## What is needed
Reproduce the lines exactly, beginning with the line that has "Rebuild this chart" and ending with the line that has "plt.rcParams['font.family'] = ['Liberation". Images are left out.

[Charts and diagrams as code]

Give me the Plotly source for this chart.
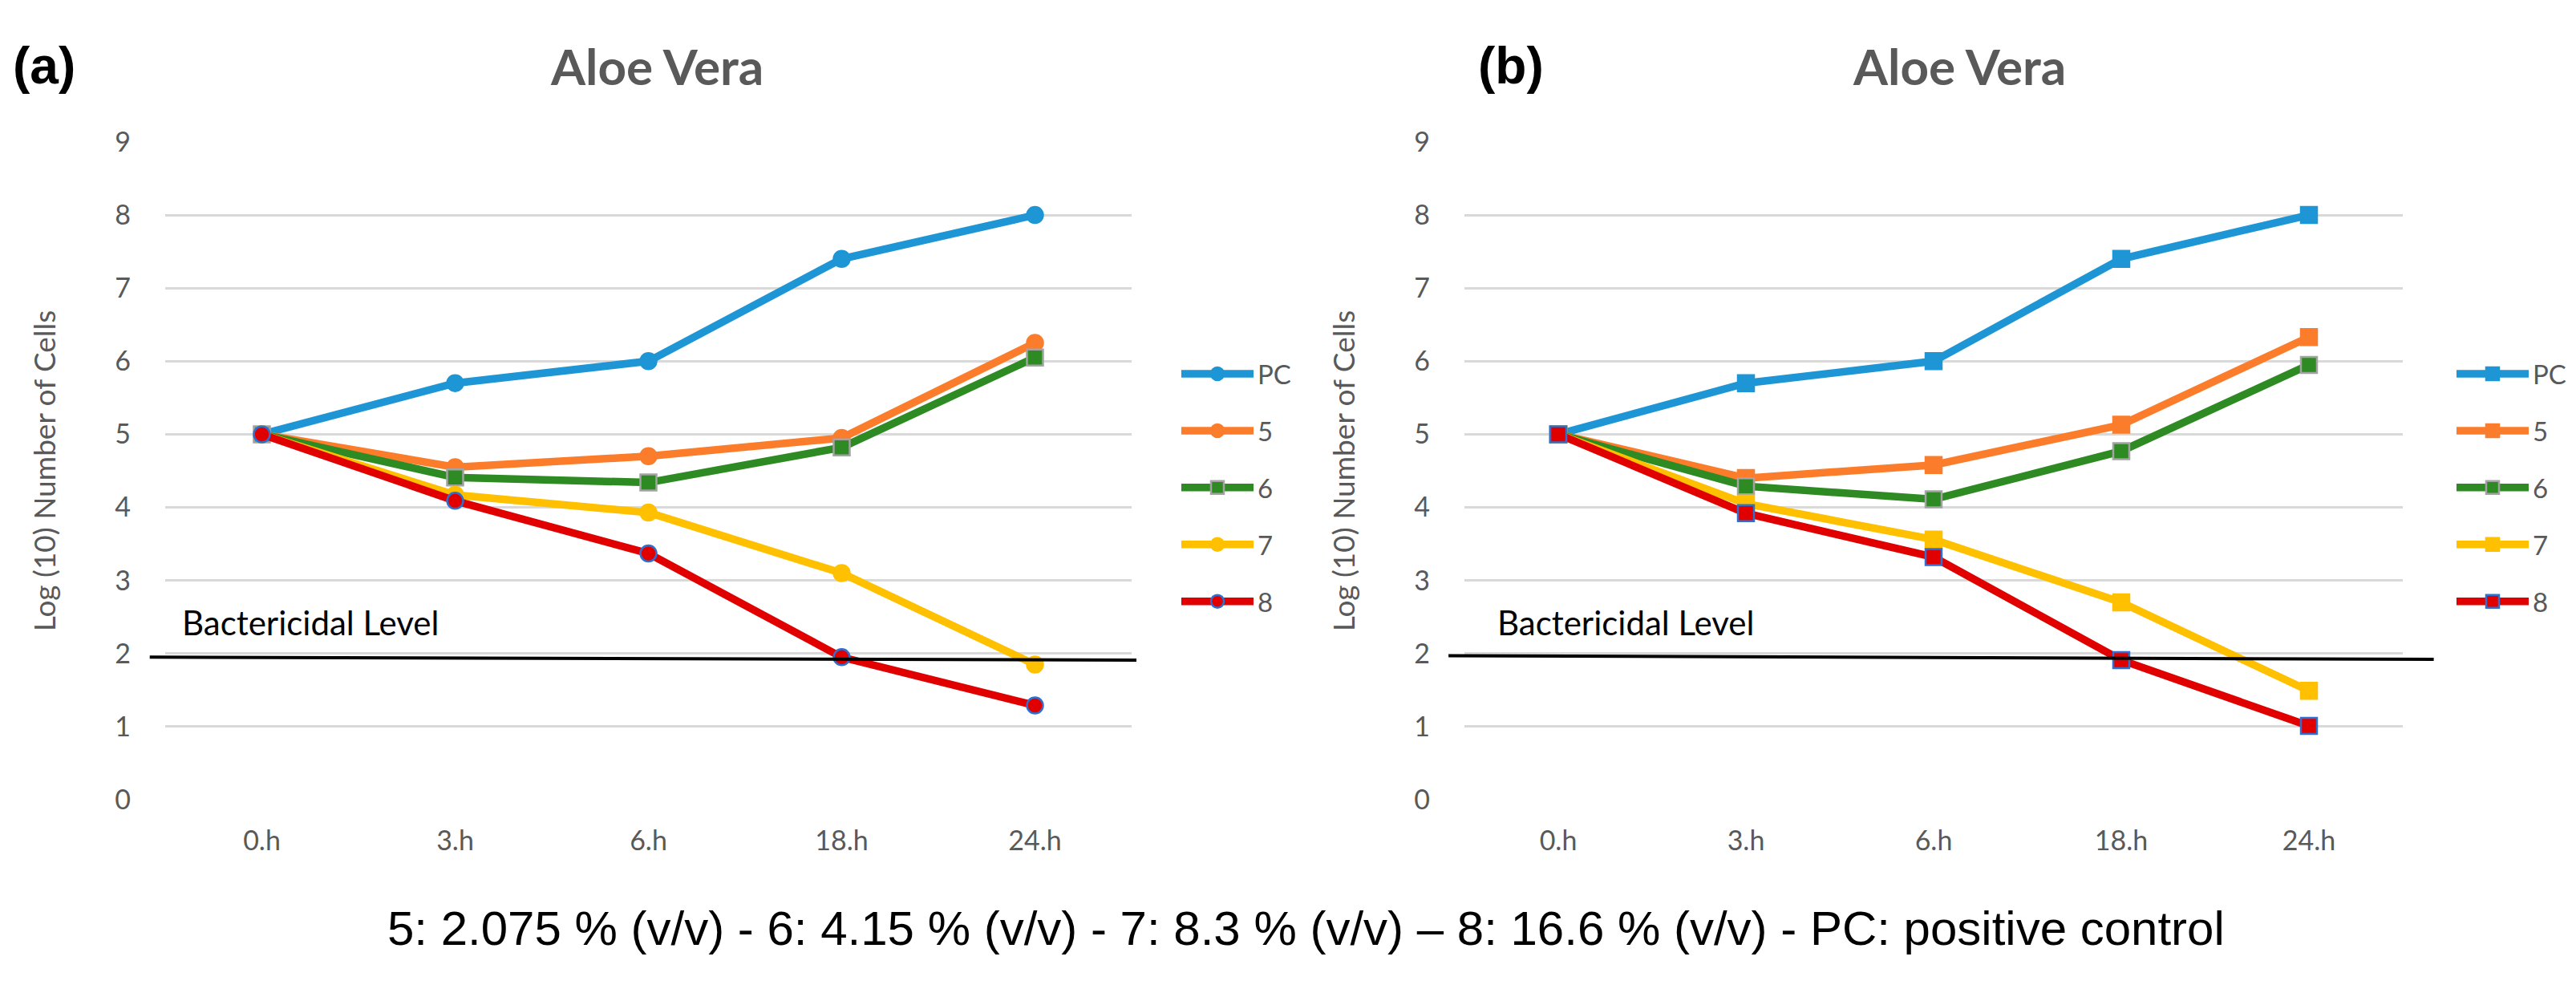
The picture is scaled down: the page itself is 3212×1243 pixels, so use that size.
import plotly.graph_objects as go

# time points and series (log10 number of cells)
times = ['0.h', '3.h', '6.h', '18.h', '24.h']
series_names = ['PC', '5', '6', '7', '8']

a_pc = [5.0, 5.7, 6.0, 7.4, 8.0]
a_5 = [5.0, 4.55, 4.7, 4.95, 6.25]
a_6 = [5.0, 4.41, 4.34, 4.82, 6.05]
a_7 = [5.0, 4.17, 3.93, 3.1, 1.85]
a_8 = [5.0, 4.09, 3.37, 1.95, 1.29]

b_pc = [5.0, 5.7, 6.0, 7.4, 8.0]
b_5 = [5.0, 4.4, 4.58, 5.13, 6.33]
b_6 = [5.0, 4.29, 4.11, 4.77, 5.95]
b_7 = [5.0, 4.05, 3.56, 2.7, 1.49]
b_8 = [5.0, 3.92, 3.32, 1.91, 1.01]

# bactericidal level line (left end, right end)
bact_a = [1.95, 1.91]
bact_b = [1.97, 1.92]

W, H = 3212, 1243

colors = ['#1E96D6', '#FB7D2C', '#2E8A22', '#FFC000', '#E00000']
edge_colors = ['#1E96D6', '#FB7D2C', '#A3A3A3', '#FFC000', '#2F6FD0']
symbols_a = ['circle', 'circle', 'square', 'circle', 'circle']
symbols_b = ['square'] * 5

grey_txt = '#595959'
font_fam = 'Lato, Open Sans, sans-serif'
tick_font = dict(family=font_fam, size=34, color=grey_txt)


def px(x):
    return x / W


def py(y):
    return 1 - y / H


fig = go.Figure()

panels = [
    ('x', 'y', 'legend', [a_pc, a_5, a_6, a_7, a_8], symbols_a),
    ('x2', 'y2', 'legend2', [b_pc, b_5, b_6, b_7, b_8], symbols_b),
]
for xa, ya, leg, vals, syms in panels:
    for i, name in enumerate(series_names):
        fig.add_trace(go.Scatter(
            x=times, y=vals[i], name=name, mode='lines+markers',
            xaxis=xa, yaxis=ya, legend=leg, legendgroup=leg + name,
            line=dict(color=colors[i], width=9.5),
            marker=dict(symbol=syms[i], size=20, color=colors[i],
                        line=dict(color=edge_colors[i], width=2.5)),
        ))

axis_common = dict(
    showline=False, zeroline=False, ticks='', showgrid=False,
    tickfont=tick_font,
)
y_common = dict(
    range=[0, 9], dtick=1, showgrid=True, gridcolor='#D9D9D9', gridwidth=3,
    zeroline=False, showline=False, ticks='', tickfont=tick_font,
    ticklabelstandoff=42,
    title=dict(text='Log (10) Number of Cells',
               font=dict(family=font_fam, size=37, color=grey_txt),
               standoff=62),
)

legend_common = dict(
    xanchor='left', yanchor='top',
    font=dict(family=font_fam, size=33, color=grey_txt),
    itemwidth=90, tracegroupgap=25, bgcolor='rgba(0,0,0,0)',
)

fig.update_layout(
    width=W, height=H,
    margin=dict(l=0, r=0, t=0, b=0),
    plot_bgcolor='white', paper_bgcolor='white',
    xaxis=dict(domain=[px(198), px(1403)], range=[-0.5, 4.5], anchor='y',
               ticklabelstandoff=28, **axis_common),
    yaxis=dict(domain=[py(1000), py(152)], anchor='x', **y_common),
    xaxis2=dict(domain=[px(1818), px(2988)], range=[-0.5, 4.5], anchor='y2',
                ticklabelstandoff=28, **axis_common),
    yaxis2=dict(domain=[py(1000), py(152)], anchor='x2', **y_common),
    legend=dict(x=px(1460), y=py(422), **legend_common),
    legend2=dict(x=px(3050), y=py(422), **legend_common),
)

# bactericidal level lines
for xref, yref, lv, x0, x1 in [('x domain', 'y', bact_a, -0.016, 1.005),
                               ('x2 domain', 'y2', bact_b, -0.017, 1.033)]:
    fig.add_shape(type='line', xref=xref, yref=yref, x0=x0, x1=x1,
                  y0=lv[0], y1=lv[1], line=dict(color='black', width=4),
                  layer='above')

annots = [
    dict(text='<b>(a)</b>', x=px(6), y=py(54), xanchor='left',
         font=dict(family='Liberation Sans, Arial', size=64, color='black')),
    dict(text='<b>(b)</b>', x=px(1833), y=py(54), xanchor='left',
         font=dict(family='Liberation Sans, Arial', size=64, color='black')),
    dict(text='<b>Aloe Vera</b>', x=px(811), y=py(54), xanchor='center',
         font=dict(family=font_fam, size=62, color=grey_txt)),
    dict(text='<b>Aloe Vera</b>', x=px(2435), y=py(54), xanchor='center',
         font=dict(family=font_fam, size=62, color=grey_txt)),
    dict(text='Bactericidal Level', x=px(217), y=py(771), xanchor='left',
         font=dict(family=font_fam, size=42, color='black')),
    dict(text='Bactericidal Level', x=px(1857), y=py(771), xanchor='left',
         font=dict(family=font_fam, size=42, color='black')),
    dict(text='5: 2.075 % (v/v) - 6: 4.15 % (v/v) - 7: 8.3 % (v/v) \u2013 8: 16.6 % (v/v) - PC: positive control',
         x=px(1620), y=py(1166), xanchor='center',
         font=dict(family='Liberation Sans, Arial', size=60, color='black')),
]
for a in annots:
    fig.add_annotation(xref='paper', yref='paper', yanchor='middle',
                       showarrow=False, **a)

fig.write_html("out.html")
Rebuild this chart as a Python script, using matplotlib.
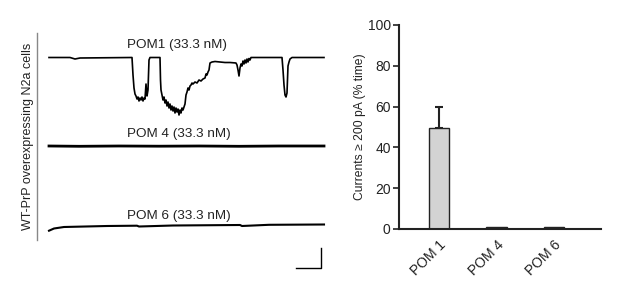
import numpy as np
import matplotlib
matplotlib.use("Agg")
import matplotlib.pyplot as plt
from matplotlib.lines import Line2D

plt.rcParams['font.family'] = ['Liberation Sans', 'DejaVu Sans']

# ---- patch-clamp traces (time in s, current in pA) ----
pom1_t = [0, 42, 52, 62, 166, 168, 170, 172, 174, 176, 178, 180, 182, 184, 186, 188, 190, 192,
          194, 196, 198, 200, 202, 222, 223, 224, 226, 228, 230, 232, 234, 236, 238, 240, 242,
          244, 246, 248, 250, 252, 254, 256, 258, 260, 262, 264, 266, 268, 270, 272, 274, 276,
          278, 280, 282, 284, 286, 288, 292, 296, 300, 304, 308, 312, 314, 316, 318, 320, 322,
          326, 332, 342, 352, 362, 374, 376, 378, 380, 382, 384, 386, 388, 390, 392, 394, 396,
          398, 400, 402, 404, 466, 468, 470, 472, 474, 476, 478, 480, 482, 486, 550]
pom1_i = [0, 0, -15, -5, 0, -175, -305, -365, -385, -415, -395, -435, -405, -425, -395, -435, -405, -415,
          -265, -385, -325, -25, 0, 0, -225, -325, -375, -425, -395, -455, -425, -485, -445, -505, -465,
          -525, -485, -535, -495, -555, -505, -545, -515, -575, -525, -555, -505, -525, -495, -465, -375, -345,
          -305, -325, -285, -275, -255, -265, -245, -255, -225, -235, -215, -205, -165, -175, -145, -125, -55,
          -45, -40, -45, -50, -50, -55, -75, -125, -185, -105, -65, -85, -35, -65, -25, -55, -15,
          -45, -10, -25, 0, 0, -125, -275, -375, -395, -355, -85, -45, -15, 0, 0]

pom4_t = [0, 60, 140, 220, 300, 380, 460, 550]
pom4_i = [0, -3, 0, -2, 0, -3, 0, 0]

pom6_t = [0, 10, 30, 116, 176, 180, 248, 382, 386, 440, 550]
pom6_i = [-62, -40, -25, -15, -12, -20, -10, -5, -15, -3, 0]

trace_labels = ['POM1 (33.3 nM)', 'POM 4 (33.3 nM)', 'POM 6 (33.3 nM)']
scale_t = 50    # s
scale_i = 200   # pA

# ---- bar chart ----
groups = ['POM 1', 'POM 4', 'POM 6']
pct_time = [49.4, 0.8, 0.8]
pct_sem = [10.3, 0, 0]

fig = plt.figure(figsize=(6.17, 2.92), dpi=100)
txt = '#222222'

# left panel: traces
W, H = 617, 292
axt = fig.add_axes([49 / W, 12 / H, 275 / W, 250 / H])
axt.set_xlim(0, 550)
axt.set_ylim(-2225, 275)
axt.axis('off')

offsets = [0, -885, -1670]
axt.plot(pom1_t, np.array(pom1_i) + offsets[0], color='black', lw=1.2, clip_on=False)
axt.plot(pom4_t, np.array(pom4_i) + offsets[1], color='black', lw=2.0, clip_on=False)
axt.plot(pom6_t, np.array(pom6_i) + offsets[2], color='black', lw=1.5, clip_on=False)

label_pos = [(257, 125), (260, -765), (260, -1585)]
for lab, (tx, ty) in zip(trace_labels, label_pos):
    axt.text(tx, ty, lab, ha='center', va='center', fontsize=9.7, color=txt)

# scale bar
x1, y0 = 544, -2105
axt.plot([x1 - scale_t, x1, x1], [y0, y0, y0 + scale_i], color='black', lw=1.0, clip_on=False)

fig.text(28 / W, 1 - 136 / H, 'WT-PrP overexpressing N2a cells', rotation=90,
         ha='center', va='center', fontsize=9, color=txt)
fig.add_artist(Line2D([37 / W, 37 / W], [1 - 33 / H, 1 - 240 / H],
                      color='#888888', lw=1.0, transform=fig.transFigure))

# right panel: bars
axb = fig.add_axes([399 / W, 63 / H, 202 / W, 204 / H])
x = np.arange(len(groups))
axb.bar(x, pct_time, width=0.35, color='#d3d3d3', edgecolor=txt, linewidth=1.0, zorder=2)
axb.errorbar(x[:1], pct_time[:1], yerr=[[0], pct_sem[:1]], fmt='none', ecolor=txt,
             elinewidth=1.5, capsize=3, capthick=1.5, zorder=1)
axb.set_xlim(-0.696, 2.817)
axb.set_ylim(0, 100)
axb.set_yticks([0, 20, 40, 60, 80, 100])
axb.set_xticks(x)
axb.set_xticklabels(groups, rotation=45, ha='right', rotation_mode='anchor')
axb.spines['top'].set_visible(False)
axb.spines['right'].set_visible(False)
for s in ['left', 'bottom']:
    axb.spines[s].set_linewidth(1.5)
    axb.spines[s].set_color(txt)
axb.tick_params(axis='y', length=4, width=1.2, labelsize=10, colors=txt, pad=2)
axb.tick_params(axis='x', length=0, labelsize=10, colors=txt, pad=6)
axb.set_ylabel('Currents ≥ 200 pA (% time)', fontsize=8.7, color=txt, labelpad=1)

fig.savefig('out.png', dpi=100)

## Solution
Rebuild this chart as a Python script, using matplotlib.
import numpy as np
import matplotlib
matplotlib.use("Agg")
import matplotlib.pyplot as plt
from matplotlib.lines import Line2D

plt.rcParams['font.family'] = ['Liberation Sans', 'DejaVu Sans']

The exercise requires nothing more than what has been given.